WHAT YOU HAVE TO DO:
Please, without the pictures, retype exactly the lines from the start of the material through the line that holds "Chart.register(...registerables);".
━━ INFORMATION PROVIDED
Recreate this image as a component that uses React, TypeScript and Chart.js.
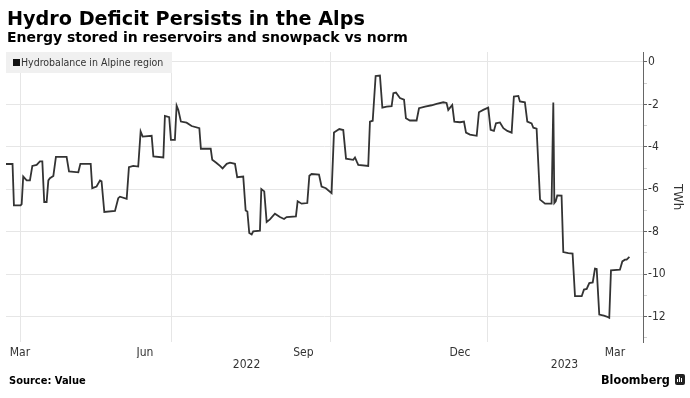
import React, { useEffect, useRef } from "react";
import { Chart, registerables } from "chart.js";

Chart.register(...registerables);

// x values: days since 2022-03-01
const days = [
  11.3, 15.1, 15.9, 19.8, 20.4, 21.3, 23.3, 25.2, 26.6, 29.1, 31.0, 32.4, 33.5, 34.9, 35.9, 36.8, 38.8, 40.3,
  46.5, 47.9, 53.3, 54.5, 60.5, 61.4, 63.9, 65.9, 66.8, 68.4, 74.6, 76.5, 77.5, 81.4, 82.7, 85.2, 88.1, 89.5,
  90.7, 95.9, 96.9, 102.7, 103.6, 106.1, 107.1, 109.4, 110.4, 111.4, 112.9, 116.2, 119.1, 123.6, 124.5, 130.2,
  131.1, 133.6, 135.6, 137.1, 139.5, 141.4, 144.3, 145.6, 149.1, 150.5, 151.5, 152.6, 154.0, 154.9, 158.8,
  159.6, 161.3, 162.7, 164.6, 167.5, 170.4, 172.8, 174.3, 179.7, 180.7, 183.0, 186.3, 187.5, 188.8, 193.1,
  194.6, 197.1, 200.4, 201.8, 204.9, 207.2, 208.8, 213.0, 214.0, 215.0, 215.9, 221.7, 222.7, 224.3, 226.0,
  228.5, 229.9, 232.4, 235.3, 236.3, 237.8, 240.1, 242.5, 243.6, 245.9, 249.8, 251.2, 254.7, 258.5, 261.4,
  265.3, 267.2, 268.2, 270.5, 271.7, 275.0, 277.3, 278.5, 280.8, 284.7, 286.0, 288.5, 291.4, 292.8, 294.7,
  295.9, 298.2, 300.2, 302.5, 305.0, 306.3, 308.9, 309.8, 312.7, 314.1, 316.6, 317.6, 319.5, 321.5, 324.4,
  328.2, 329.2, 329.8, 330.6, 331.5, 334.0, 335.0, 337.9, 340.4, 341.8, 345.7, 347.0, 348.6, 350.1, 352.1,
  353.4, 354.4, 355.9, 358.6, 360.2, 361.7, 362.7, 367.9, 369.3, 370.8, 371.8, 373.4,
];

const values = [
  -4.81, -4.81, -6.76, -6.76, -6.7, -5.4, -5.58, -5.58, -4.9, -4.85, -4.69, -4.69, -6.6, -6.6, -5.58, -5.48,
  -5.37, -4.47, -4.47, -5.16, -5.2, -4.8, -4.8, -5.95, -5.87, -5.58, -5.62, -7.07, -7.02, -6.42, -6.35, -6.45,
  -4.96, -4.9, -4.93, -3.28, -3.52, -3.48, -4.45, -4.5, -2.54, -2.6, -3.67, -3.67, -2.06, -2.27, -2.81, -2.86,
  -3.02, -3.12, -4.09, -4.09, -4.61, -4.76, -4.9, -5.02, -4.8, -4.75, -4.8, -5.43, -5.4, -7.0, -7.05, -8.06,
  -8.13, -7.98, -7.95, -5.99, -6.1, -7.54, -7.42, -7.15, -7.31, -7.4, -7.31, -7.28, -6.57, -6.68, -6.65, -5.36,
  -5.28, -5.31, -5.87, -5.95, -6.18, -3.33, -3.16, -3.21, -4.56, -4.61, -4.5, -4.69, -4.85, -4.9, -2.81, -2.77,
  -0.66, -0.64, -2.15, -2.1, -2.08, -1.47, -1.44, -1.7, -1.78, -2.65, -2.76, -2.76, -2.18, -2.1, -2.04, -1.98,
  -1.9, -1.93, -2.26, -2.03, -2.81, -2.84, -2.81, -3.33, -3.42, -3.48, -2.37, -2.26, -2.15, -3.2, -3.25, -2.89,
  -2.85, -3.12, -3.25, -3.33, -1.63, -1.6, -1.86, -1.9, -2.81, -2.9, -3.1, -3.14, -6.49, -6.68, -6.68, -1.91,
  -6.65, -6.57, -6.29, -6.3, -8.96, -9.01, -9.03, -11.04, -11.04, -10.73, -10.7, -10.42, -10.39, -9.74, -9.76,
  -11.91, -11.96, -12.0, -12.06, -9.82, -9.79, -9.4, -9.32, -9.32, -9.19,
];

const seriesName = "Hydrobalance in Alpine region";
const monthTickDays = [19.4, 92, 184, 275, 365];
const monthTickLabels = ["Mar", "Jun", "Sep", "Dec", "Mar"];
const gridDays = [20, 107.7, 199.5, 290.7];
const yearTickDays = [151, 335.7];
const yearTickLabels = ["2022", "2023"];
const yTickValues = [0, -1, -2, -3, -4, -5, -6, -7, -8, -9, -10, -11, -12, -13];
const xMin = 11.3;
const xMax = 381.3;
const yMin = -13.2;
const yMax = 0.47;

const COND = '"DejaVu Sans Condensed", "DejaVu Sans", sans-serif';

export default function App() {
  const ref = useRef<HTMLCanvasElement>(null);

  useEffect(() => {
    const points = days.map((d, i) => ({ x: d, y: values[i] }));
    const chart = new Chart(ref.current!, {
      type: "line",
      data: {
        datasets: [
          {
            label: seriesName,
            data: points,
            borderColor: "#333333",
            borderWidth: 1.8,
            pointRadius: 0,
            tension: 0,
            fill: false,
          },
        ],
      },
      options: {
        animation: false,
        responsive: false,
        parsing: true,
        layout: { padding: { left: 6, top: 52, right: 0, bottom: 0 } },
        plugins: { legend: { display: false }, tooltip: { enabled: false } },
        scales: {
          x: {
            type: "linear",
            position: "bottom",
            weight: 0,
            min: xMin,
            max: xMax,
            border: { display: false },
            grid: { color: "#e6e6e6", lineWidth: 1, drawTicks: false },
            ticks: { display: false },
            afterBuildTicks: (s: any) => {
              s.ticks = gridDays.map((v) => ({ value: v }));
            },
            afterFit: (s: any) => {
              s.height = 0;
            },
          },
          xm: {
            type: "linear",
            position: "bottom",
            weight: 1,
            min: xMin,
            max: xMax,
            border: { display: false },
            grid: { display: false, drawTicks: false },
            ticks: {
              autoSkip: false,
              maxRotation: 0,
              padding: 4,
              color: "#333",
              font: { family: COND, size: 12 },
              callback: (_v: any, i: number) => monthTickLabels[i],
            },
            afterBuildTicks: (s: any) => {
              s.ticks = monthTickDays.map((v) => ({ value: v }));
            },
            afterFit: (s: any) => {
              s.height = 16;
            },
          },
          xy: {
            type: "linear",
            position: "bottom",
            weight: 2,
            min: xMin,
            max: xMax,
            border: { display: false },
            grid: { display: false, drawTicks: false },
            ticks: {
              autoSkip: false,
              maxRotation: 0,
              padding: 0,
              color: "#333",
              font: { family: COND, size: 12 },
              callback: (_v: any, i: number) => yearTickLabels[i],
            },
            afterBuildTicks: (s: any) => {
              s.ticks = yearTickDays.map((v) => ({ value: v }));
            },
            afterFit: (s: any) => {
              s.height = 40;
            },
          },
          y: {
            type: "linear",
            position: "right",
            min: yMin,
            max: yMax,
            border: { display: true, color: "#666", width: 1 },
            grid: {
              color: (c: any) => (c.tick && c.tick.value % 2 === 0 ? "#e6e6e6" : "rgba(0,0,0,0)"),
              tickColor: (c: any) => (c.tick && c.tick.value % 2 === 0 ? "#666" : "#cfcfcf"),
              tickLength: 4,
              drawTicks: true,
            },
            ticks: {
              autoSkip: false,
              padding: 1,
              color: "#333",
              font: { family: COND, size: 12 },
              callback: (v: any) => (Math.round(v) % 2 === 0 ? String(v) : ""),
            },
            title: {
              display: true,
              text: "TWh",
              color: "#333",
              font: { family: COND, size: 13 },
              padding: { top: 5, bottom: 0 },
            },
            afterBuildTicks: (s: any) => {
              s.ticks = yTickValues.map((v) => ({ value: v }));
            },
            afterFit: (s: any) => {
              s.width = 47;
            },
          },
        },
      },
    } as any);
    return () => chart.destroy();
  }, []);

  return (
    <div
      style={{
        position: "absolute",
        left: 0,
        top: 0,
        width: 690,
        height: 398,
        background: "#fff",
        overflow: "hidden",
      }}
    >
      <canvas
        ref={ref}
        width={690}
        height={398}
        style={{ position: "absolute", left: 0, top: 0, width: 690, height: 398 }}
      />
      <div
        style={{
          position: "absolute",
          left: 7,
          top: 8,
          font: 'bold 19.2px "DejaVu Sans", sans-serif',
          lineHeight: "22px",
          color: "#000",
          whiteSpace: "nowrap",
        }}
      >
        Hydro Deficit Persists in the Alps
      </div>
      <div
        style={{
          position: "absolute",
          left: 7,
          top: 29,
          font: 'bold 14px "DejaVu Sans", sans-serif',
          lineHeight: "16px",
          color: "#000",
          whiteSpace: "nowrap",
        }}
      >
        Energy stored in reservoirs and snowpack vs norm
      </div>
      <div
        style={{
          position: "absolute",
          left: 6,
          top: 52,
          width: 166,
          height: 21,
          background: "#f0f0f0",
        }}
      >
        <div
          style={{
            position: "absolute",
            left: 7,
            top: 7,
            width: 7,
            height: 7,
            background: "#111",
          }}
        />
        <div
          style={{
            position: "absolute",
            left: 15,
            top: 0,
            font: `10.5px ${COND}`,
            lineHeight: "21px",
            color: "#333",
            whiteSpace: "nowrap",
          }}
        >
          {seriesName}
        </div>
      </div>
      <div
        style={{
          position: "absolute",
          left: 9,
          top: 374,
          font: `bold 11px ${COND}`,
          lineHeight: "14px",
          color: "#000",
          whiteSpace: "nowrap",
        }}
      >
        Source: Value
      </div>
      <div
        style={{
          position: "absolute",
          left: 601,
          top: 372,
          font: `bold 12.5px ${COND}`,
          lineHeight: "16px",
          color: "#000",
          whiteSpace: "nowrap",
        }}
      >
        Bloomberg
      </div>
      <div
        style={{
          position: "absolute",
          left: 675,
          top: 374,
          width: 10,
          height: 11,
          borderRadius: 2,
          background: "#222",
        }}
      >
        <div style={{ position: "absolute", left: 2, top: 5, width: 1, height: 3, background: "#fff" }} />
        <div style={{ position: "absolute", left: 4, top: 3, width: 1, height: 5, background: "#fff" }} />
        <div style={{ position: "absolute", left: 6, top: 4, width: 1, height: 4, background: "#fff" }} />
      </div>
    </div>
  );
}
━━━━
EXERCISE SOLUTION:
Recreate this image as a component that uses React, TypeScript and Chart.js.
import React, { useEffect, useRef } from "react";
import { Chart, registerables } from "chart.js";

Chart.register(...registerables);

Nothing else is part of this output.